[Begin Given information]

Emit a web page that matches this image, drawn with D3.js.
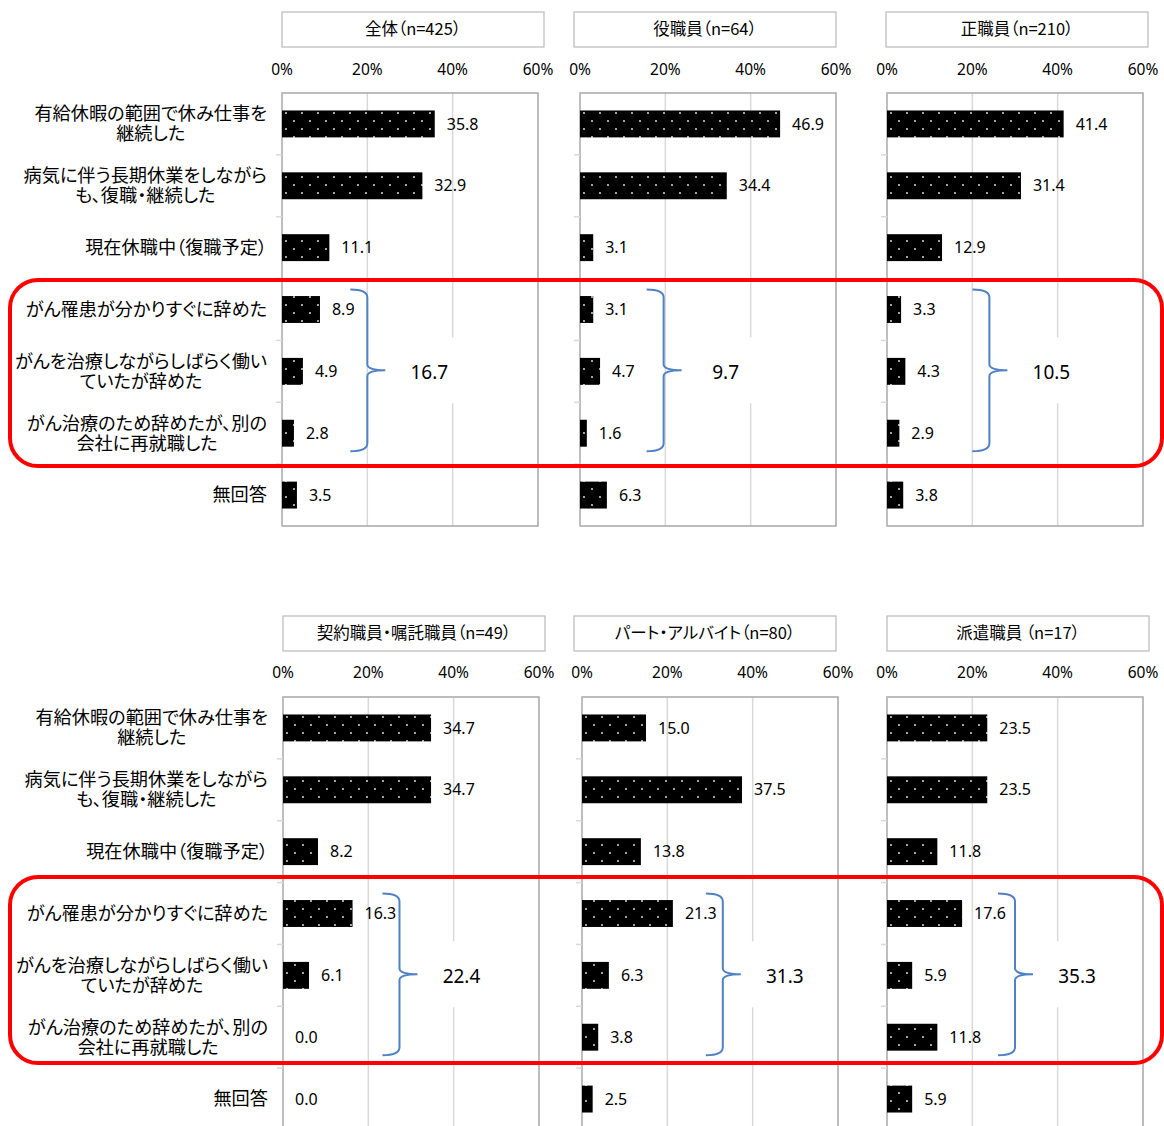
<!DOCTYPE html>
<html>
<head>
<meta charset="utf-8">
<script src="https://cdn.jsdelivr.net/npm/d3@7"></script>
<style>
body { margin: 0; background: #fff; }
svg { display: block; }
.jp { font-feature-settings: "palt"; }
</style>
</head>
<body>
<script>
// ---------- data ----------
var categories = [
  "有給休暇の範囲で休み仕事を|継続した",
  "病気に伴う長期休業をしながら|も、復職・継続した",
  "現在休職中（復職予定）",
  "がん罹患が分かりすぐに辞めた",
  "がんを治療しながらしばらく働い|ていたが辞めた",
  "がん治療のため辞めたが、別の|会社に再就職した",
  "無回答"
];

var panelTitles = ["全体（n=425）", "役職員（n=64）", "正職員（n=210）",
  "契約職員・嘱託職員（n=49）", "パート・アルバイト（n=80）", "派遣職員 （n=17）"];

var allValues     = [35.8, 32.9, 11.1, 8.9, 4.9, 2.8, 3.5];
var managerValues = [46.9, 34.4, 3.1, 3.1, 4.7, 1.6, 6.3];
var regularValues = [41.4, 31.4, 12.9, 3.3, 4.3, 2.9, 3.8];
var contractValues = [34.7, 34.7, 8.2, 16.3, 6.1, 0.0, 0.0];
var partTimeValues = [15.0, 37.5, 13.8, 21.3, 6.3, 3.8, 2.5];
var dispatchValues = [23.5, 23.5, 11.8, 17.6, 5.9, 11.8, 5.9];

// sum of the three "quit" rows, and where the brace sits (in % on the axis)
var quitTotals = [16.7, 9.7, 10.5, 22.4, 31.3, 35.3];
var braceAt = [20, 19.6, 24, 27.3, 33, 30];

var tickValues = [0, 20, 40, 60];

var series = [allValues, managerValues, regularValues, contractValues, partTimeValues, dispatchValues];

// ---------- layout ----------
var W = 1164, H = 1126;
var plotW = 256, plotH = 433;
var rows = [
  {top: 93, head: 12, tick: 70, cols: [282, 580, 887], heads: [282, 574, 886], labelRight: 267, redTop: 280, redBottom: 466},
  {top: 697, head: 616, tick: 673, cols: [283, 582, 887], heads: [283, 574, 887], labelRight: 268, redTop: 877, redBottom: 1063}
];
var jpFont = "'Noto Sans CJK JP', 'Noto Sans', sans-serif";
var numFont = "'Noto Sans', 'Open Sans', sans-serif";

var svg = d3.select("body").append("svg")
  .attr("width", W)
  .attr("height", H);

// dotted pattern for the bars
var pat = svg.append("defs").append("pattern")
  .attr("id", "dots")
  .attr("patternUnits", "userSpaceOnUse")
  .attr("width", 16)
  .attr("height", 16);
pat.append("rect").attr("width", 16).attr("height", 16).attr("fill", "#000");
pat.append("circle").attr("cx", 4).attr("cy", 4).attr("r", 0.9).attr("fill", "#f2f2f2");
pat.append("circle").attr("cx", 12).attr("cy", 12).attr("r", 0.9).attr("fill", "#f2f2f2");

var x = d3.scaleLinear().domain([0, 60]).range([0, plotW]);
var y = d3.scaleBand()
  .domain(d3.range(categories.length))
  .range([0, plotH])
  .paddingInner(0.565)
  .paddingOuter(0.2825);

// ---------- category labels (left side of each row) ----------
function drawLabels(row) {
  var g = svg.append("g").attr("transform", "translate(0," + row.top + ")");
  categories.forEach(function(c, i) {
    var lines = c.split("|");
    var t = g.append("text")
      .attr("class", "jp")
      .attr("font-family", jpFont)
      .attr("font-size", 18.2)
      .attr("fill", "#000")
      .attr("text-anchor", "middle");
    var cy = y(i) + y.bandwidth() / 2 - (lines.length - 1) * 10;
    lines.forEach(function(l, j) {
      t.append("tspan").attr("y", cy + j * 20).attr("dy", "0.35em").text(l);
    });
    var wMax = 0;
    t.selectAll("tspan").each(function() { wMax = Math.max(wMax, this.getComputedTextLength()); });
    t.selectAll("tspan").attr("x", row.labelRight - wMax / 2);
  });
}

// ---------- one panel ----------
function drawPanel(p) {
  var row = rows[Math.floor(p / 3)];
  var col = p % 3;
  var x0 = row.cols[col];
  var vals = series[p];

  // header box
  svg.append("rect")
    .attr("x", row.heads[col]).attr("y", row.head)
    .attr("width", 262).attr("height", 35)
    .attr("fill", "#fff").attr("stroke", "#bfbfbf").attr("stroke-width", 1.3);
  svg.append("text")
    .attr("class", "jp")
    .attr("x", row.heads[col] + 131).attr("y", row.head + 17.5)
    .attr("dy", "0.35em")
    .attr("text-anchor", "middle")
    .attr("font-family", jpFont)
    .attr("font-size", 16.5)
    .text(panelTitles[p]);

  // tick labels on top
  svg.append("g").selectAll("text")
    .data(tickValues)
    .enter().append("text")
    .attr("x", function(d) { return x0 + x(d); })
    .attr("y", row.tick)
    .attr("dy", "0.35em")
    .attr("text-anchor", "middle")
    .attr("font-family", numFont)
    .attr("font-size", 15.5)
    .text(function(d) { return d + "%"; });

  var g = svg.append("g").attr("transform", "translate(" + x0 + "," + row.top + ")");

  // grid lines
  g.selectAll(".grid")
    .data(tickValues.slice(1, -1))
    .enter().append("line")
    .attr("x1", function(d) { return x(d); })
    .attr("x2", function(d) { return x(d); })
    .attr("y1", 0).attr("y2", plotH)
    .attr("stroke", "#d9d9d9").attr("stroke-width", 1.5);

  // frame
  g.append("rect")
    .attr("width", plotW).attr("height", plotH)
    .attr("fill", "none").attr("stroke", "#a6a6a6").attr("stroke-width", 1.5);
  g.append("line")
    .attr("x1", 0).attr("x2", 0).attr("y1", 0).attr("y2", plotH)
    .attr("stroke", "#bfbfbf").attr("stroke-width", 1.5);

  // small category ticks
  g.selectAll(".ctick")
    .data(d3.range(1, categories.length))
    .enter().append("line")
    .attr("x1", -6).attr("x2", 0)
    .attr("y1", function(d) { return y(d) - y.step() * 0.565 / 2; })
    .attr("y2", function(d) { return y(d) - y.step() * 0.565 / 2; })
    .attr("stroke", "#d9d9d9").attr("stroke-width", 1.5);

  // bars
  g.selectAll(".bar")
    .data(vals)
    .enter().append("rect")
    .attr("x", 0)
    .attr("y", function(d, i) { return y(i); })
    .attr("width", function(d) { return x(d); })
    .attr("height", y.bandwidth())
    .attr("fill", "url(#dots)");

  // values
  g.selectAll(".val")
    .data(vals)
    .enter().append("text")
    .attr("x", function(d) { return x(d) + 12; })
    .attr("y", function(d, i) { return y(i) + y.bandwidth() / 2; })
    .attr("dy", "0.35em")
    .attr("font-family", numFont)
    .attr("font-size", 16)
    .text(function(d) { return d.toFixed(1); });

  // brace around the three "quit" rows
  var xs = x(braceAt[p]);
  var top = y(3) + y.bandwidth() / 2 - 20;
  var bot = y(5) + y.bandwidth() / 2 + 18;
  var mid = (top + bot) / 2;
  var path = d3.path();
  path.moveTo(xs - 17, top);
  path.quadraticCurveTo(xs, top, xs, top + 8);
  path.lineTo(xs, mid - 6);
  path.quadraticCurveTo(xs, mid, xs + 18, mid);
  path.quadraticCurveTo(xs, mid, xs, mid + 6);
  path.lineTo(xs, bot - 8);
  path.quadraticCurveTo(xs, bot, xs - 17, bot);
  g.append("path")
    .attr("d", path.toString())
    .attr("fill", "none")
    .attr("stroke", "#4f81c4")
    .attr("stroke-width", 2);

  // total text on a white box (it hides the grid line)
  g.append("rect")
    .attr("x", xs + 25).attr("y", mid - 33)
    .attr("width", 75).attr("height", 66)
    .attr("fill", "#fff");
  g.append("text")
    .attr("x", xs + 62).attr("y", mid + 2)
    .attr("dy", "0.35em")
    .attr("text-anchor", "middle")
    .attr("font-family", numFont)
    .attr("font-size", 19)
    .text(quitTotals[p].toFixed(1));
}

drawLabels(rows[0]);
drawLabels(rows[1]);
for (var p = 0; p < 6; p++) drawPanel(p);

// red rounded boxes around the quit rows
rows.forEach(function(row) {
  svg.append("rect")
    .attr("x", 10).attr("y", row.redTop)
    .attr("width", 1152).attr("height", row.redBottom - row.redTop)
    .attr("rx", 28).attr("ry", 28)
    .attr("fill", "none")
    .attr("stroke", "#ff0000")
    .attr("stroke-width", 4);
});
</script>
</body>
</html>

[End Given information]

» Exercise objective: Copy exactly the lines running from the beginning of the listing through the line that has "var tickValues = [0, 20, 40, 60];". Drop the pictures.

» Exercise response:
Emit a web page that matches this image, drawn with D3.js.
<!DOCTYPE html>
<html>
<head>
<meta charset="utf-8">
<script src="https://cdn.jsdelivr.net/npm/d3@7"></script>
<style>
body { margin: 0; background: #fff; }
svg { display: block; }
.jp { font-feature-settings: "palt"; }
</style>
</head>
<body>
<script>
// ---------- data ----------
var categories = [
  "有給休暇の範囲で休み仕事を|継続した",
  "病気に伴う長期休業をしながら|も、復職・継続した",
  "現在休職中（復職予定）",
  "がん罹患が分かりすぐに辞めた",
  "がんを治療しながらしばらく働い|ていたが辞めた",
  "がん治療のため辞めたが、別の|会社に再就職した",
  "無回答"
];

var panelTitles = ["全体（n=425）", "役職員（n=64）", "正職員（n=210）",
  "契約職員・嘱託職員（n=49）", "パート・アルバイト（n=80）", "派遣職員 （n=17）"];

var allValues     = [35.8, 32.9, 11.1, 8.9, 4.9, 2.8, 3.5];
var managerValues = [46.9, 34.4, 3.1, 3.1, 4.7, 1.6, 6.3];
var regularValues = [41.4, 31.4, 12.9, 3.3, 4.3, 2.9, 3.8];
var contractValues = [34.7, 34.7, 8.2, 16.3, 6.1, 0.0, 0.0];
var partTimeValues = [15.0, 37.5, 13.8, 21.3, 6.3, 3.8, 2.5];
var dispatchValues = [23.5, 23.5, 11.8, 17.6, 5.9, 11.8, 5.9];

// sum of the three "quit" rows, and where the brace sits (in % on the axis)
var quitTotals = [16.7, 9.7, 10.5, 22.4, 31.3, 35.3];
var braceAt = [20, 19.6, 24, 27.3, 33, 30];

var tickValues = [0, 20, 40, 60];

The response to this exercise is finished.